▶ [Aim of the exercise]
Give the data again exactly as written, skipping any pictures.

■ ■ ■ ■ ■ ■ ■

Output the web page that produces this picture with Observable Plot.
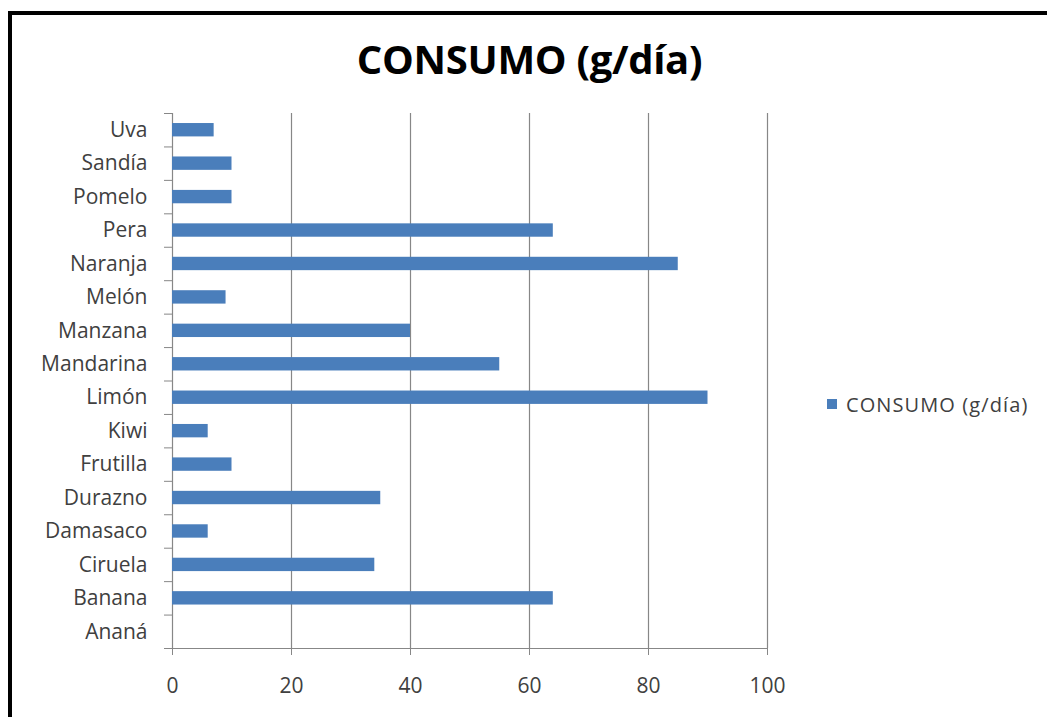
<!DOCTYPE html>
<html>
<head>
<meta charset="utf-8">
<script src="https://cdn.jsdelivr.net/npm/d3@7"></script>
<script src="https://cdn.jsdelivr.net/npm/@observablehq/plot@0.6"></script>
<style>
  html, body { margin: 0; padding: 0; background: #fff; }
  #page { position: relative; width: 1047px; height: 717px; overflow: hidden; background: #fff; }
  #frame { position: absolute; left: 8px; top: 11px; width: 1100px; height: 800px;
           border-top: 4px solid #000; border-left: 4px solid #000; box-sizing: border-box; }
  #content { position: absolute; left: 12px; top: 15px; width: 1035px; height: 702px; }
  #title { height: 85px; box-sizing: border-box; padding-top: 24px; text-align: center;
           font-family: "Open Sans", sans-serif; font-weight: 700; font-size: 40px; line-height: 40px;
           color: #000; letter-spacing: -0.3px; }
  #row { position: relative; height: 617px; }
  #legend { position: absolute; left: 815px; top: 292px; height: 24px; display: flex; align-items: center;
            font-family: "Open Sans", sans-serif; font-size: 20px; color: #404040; letter-spacing: 1.1px; }
  #legend .sw { width: 10px; height: 10px; margin-right: 9px; }
</style>
</head>
<body>
<div id="page">
  <div id="frame"></div>
  <div id="content">
    <div id="title"></div>
    <div id="row"><div id="chart"></div><div id="legend"></div></div>
  </div>
</div>
<script>
const categories = ["Uva","Sandía","Pomelo","Pera","Naranja","Melón","Manzana","Mandarina","Limón","Kiwi","Frutilla","Durazno","Damasaco","Ciruela","Banana","Ananá"];
const values = [7,10,10,64,85,9,40,55,90,6,10,35,6,34,64,0];
const xTicks = [0,20,40,60,80,100];
const seriesName = "CONSUMO (g/día)";
const titleText = "CONSUMO (g/día)";

const barColor = "#4a7ebb";
const axisGray = "#878787";
const textColor = "#404040";

const data = categories.map((c, i) => ({category: c, value: values[i]}));

const W = 788, H = 617, mt = 13, mb = 69, ml = 160, mr = 33;
const step = (H - mt - mb) / categories.length;

const chart = Plot.plot({
  width: W,
  height: H,
  marginTop: mt,
  marginBottom: mb,
  marginLeft: ml,
  marginRight: mr,
  style: {fontFamily: "Open Sans, sans-serif", fontSize: "20px", color: textColor, background: "#fff", overflow: "visible"},
  x: {domain: [0, 100], label: null},
  y: {domain: categories, paddingInner: 0.6, paddingOuter: 0.3, round: false, label: null},
  marks: [
    Plot.ruleX(xTicks.filter(d => d > 0), {stroke: axisGray, strokeWidth: 1.2}),
    Plot.ruleX([0], {stroke: axisGray, strokeWidth: 1.2}),
    Plot.ruleY([categories[categories.length - 1]], {dy: step / 2, stroke: axisGray, strokeWidth: 1.2}),
    Plot.barX(data, {x: "value", y: "category", fill: barColor}),
    Plot.axisX({ticks: xTicks, tickSize: 7, tickPadding: 23, stroke: axisGray, fill: textColor, label: null, fontSize: 21, letterSpacing: 1.2}),
    Plot.axisY({tickSize: 0, tickPadding: 25, fill: textColor, label: null, fontSize: 21, letterSpacing: 1.4}),
    Plot.axisY({tickSize: 8, dy: -step / 2, stroke: axisGray, tickFormat: () => "", label: null}),
    Plot.axisY({ticks: [categories[categories.length - 1]], tickSize: 8, dy: step / 2, stroke: axisGray, tickFormat: () => "", label: null})
  ]
});
document.getElementById("chart").appendChild(chart);
document.getElementById("title").textContent = titleText;
const lg = document.getElementById("legend");
const sw = document.createElement("div");
sw.className = "sw";
sw.style.background = barColor;
lg.appendChild(sw);
const lt = document.createElement("span");
lt.textContent = seriesName;
lg.appendChild(lt);
</script>
</body>
</html>
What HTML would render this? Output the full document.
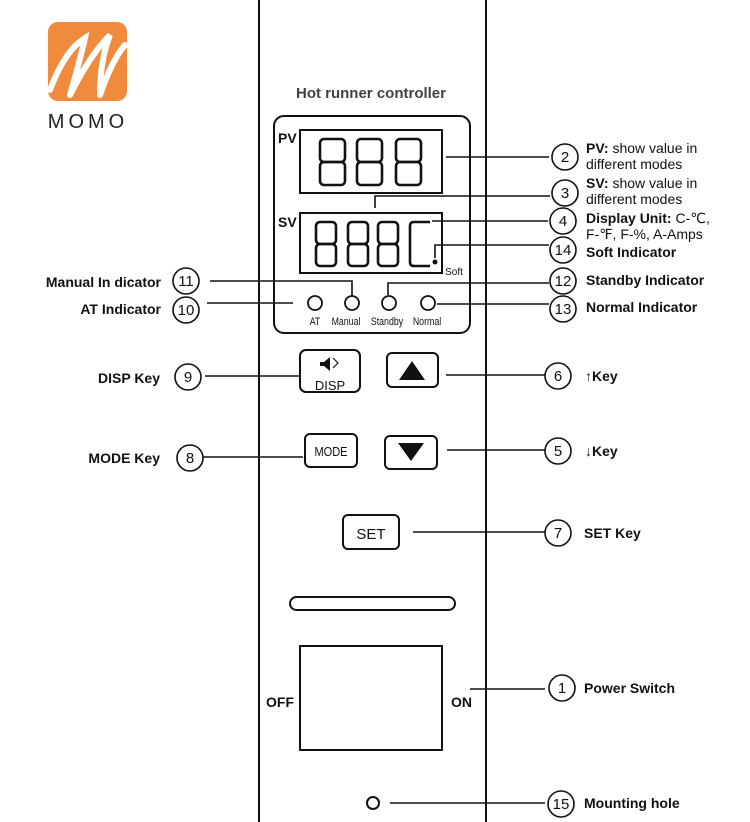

■ ■ ■ ■ ■ ■ ■

▶ [Task response]
Output the web page that produces this picture with Observable Plot.
<!DOCTYPE html>
<html>
<head>
<meta charset="utf-8">
<script src="https://cdn.jsdelivr.net/npm/d3@7"></script>
<script src="https://cdn.jsdelivr.net/npm/@observablehq/plot@0.6"></script>
<style>
  html, body { margin: 0; padding: 0; background: #fff; }
  #page { position: relative; width: 1047px; height: 717px; overflow: hidden; background: #fff; }
  #frame { position: absolute; left: 8px; top: 11px; width: 1100px; height: 800px;
           border-top: 4px solid #000; border-left: 4px solid #000; box-sizing: border-box; }
  #content { position: absolute; left: 12px; top: 15px; width: 1035px; height: 702px; }
  #title { height: 85px; box-sizing: border-box; padding-top: 24px; text-align: center;
           font-family: "Open Sans", sans-serif; font-weight: 700; font-size: 40px; line-height: 40px;
           color: #000; letter-spacing: -0.3px; }
  #row { position: relative; height: 617px; }
  #legend { position: absolute; left: 815px; top: 292px; height: 24px; display: flex; align-items: center;
            font-family: "Open Sans", sans-serif; font-size: 20px; color: #404040; letter-spacing: 1.1px; }
  #legend .sw { width: 10px; height: 10px; margin-right: 9px; }
</style>
</head>
<body>
<div id="page">
  <div id="frame"></div>
  <div id="content">
    <div id="title"></div>
    <div id="row"><div id="chart"></div><div id="legend"></div></div>
  </div>
</div>
<script>
const categories = ["Uva","Sandía","Pomelo","Pera","Naranja","Melón","Manzana","Mandarina","Limón","Kiwi","Frutilla","Durazno","Damasaco","Ciruela","Banana","Ananá"];
const values = [7,10,10,64,85,9,40,55,90,6,10,35,6,34,64,0];
const xTicks = [0,20,40,60,80,100];
const seriesName = "CONSUMO (g/día)";
const titleText = "CONSUMO (g/día)";

const barColor = "#4a7ebb";
const axisGray = "#878787";
const textColor = "#404040";

const data = categories.map((c, i) => ({category: c, value: values[i]}));

const W = 788, H = 617, mt = 13, mb = 69, ml = 160, mr = 33;
const step = (H - mt - mb) / categories.length;

const chart = Plot.plot({
  width: W,
  height: H,
  marginTop: mt,
  marginBottom: mb,
  marginLeft: ml,
  marginRight: mr,
  style: {fontFamily: "Open Sans, sans-serif", fontSize: "20px", color: textColor, background: "#fff", overflow: "visible"},
  x: {domain: [0, 100], label: null},
  y: {domain: categories, paddingInner: 0.6, paddingOuter: 0.3, round: false, label: null},
  marks: [
    Plot.ruleX(xTicks.filter(d => d > 0), {stroke: axisGray, strokeWidth: 1.2}),
    Plot.ruleX([0], {stroke: axisGray, strokeWidth: 1.2}),
    Plot.ruleY([categories[categories.length - 1]], {dy: step / 2, stroke: axisGray, strokeWidth: 1.2}),
    Plot.barX(data, {x: "value", y: "category", fill: barColor}),
    Plot.axisX({ticks: xTicks, tickSize: 7, tickPadding: 23, stroke: axisGray, fill: textColor, label: null, fontSize: 21, letterSpacing: 1.2}),
    Plot.axisY({tickSize: 0, tickPadding: 25, fill: textColor, label: null, fontSize: 21, letterSpacing: 1.4}),
    Plot.axisY({tickSize: 8, dy: -step / 2, stroke: axisGray, tickFormat: () => "", label: null}),
    Plot.axisY({ticks: [categories[categories.length - 1]], tickSize: 8, dy: step / 2, stroke: axisGray, tickFormat: () => "", label: null})
  ]
});
document.getElementById("chart").appendChild(chart);
document.getElementById("title").textContent = titleText;
const lg = document.getElementById("legend");
const sw = document.createElement("div");
sw.className = "sw";
sw.style.background = barColor;
lg.appendChild(sw);
const lt = document.createElement("span");
lt.textContent = seriesName;
lg.appendChild(lt);
</script>
</body>
</html>
What HTML would render this? Output the full document.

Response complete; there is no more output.